On how the entertainment industry isn't motivated to be less sexist — and how Witherspoon decided to start her own production company:

"At the end of [a] meeting, I sort of casually brought up, "So, how many movies are in development with a female lead?" And by lead, I don’t mean wife of the lead or the girlfriend of the lead. The lead, the hero of the story. I was met with nothing, blank stares, excessive blinking, uncomfortable shifting. No one wanted to answer the question because the fact was the studios weren’t developing anything starring a woman. The only studio that was was turning a man’s role into a woman’s role. And the studio heads didn’t apologize. They don’t have to apologize. They are interested in profits—and after all, they run subsidiary companies of giant corporations.

...after going to these studios and telling people about how there’s barely any female leads in films and the industry’s in crisis, people were aghast. "That’s horrible," they said.

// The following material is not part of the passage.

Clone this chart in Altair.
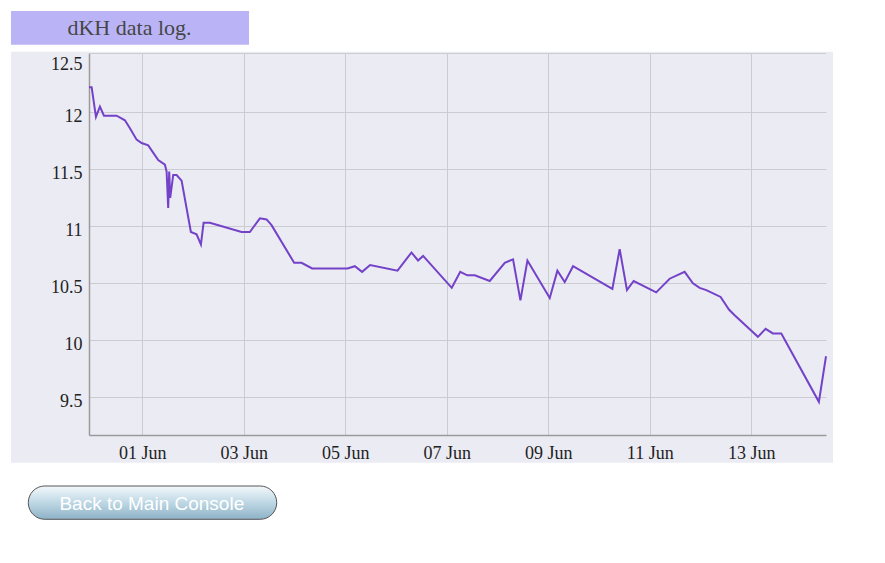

And then they changed the subject and moved on with their dinner and moved on with their lives. But I could not change the subject. I couldn’t turn to some man and say, "What do we do now?" This is my life. I’ve made movies all my life, for 25 years, since I was 14 years old. It was time to turn to myself and say, "Okay, Reese, what are we going to do now?"

And so Witherspoon, who has been "wondering lately why female ambition is a trait that people are so afraid of," is blazing forward at full speed. Hopefully, Pacific Standard Films will keep finding and developing roles for women like the "passionate and strong and flawed" ones Witherspoon herself has played — "except," she added, her star-turning role as Election's fiercely ambitious high school presidential candidate Tracy Flick. "She’s 100 percent perfect," Witherspoon grinned, "but she made me say that."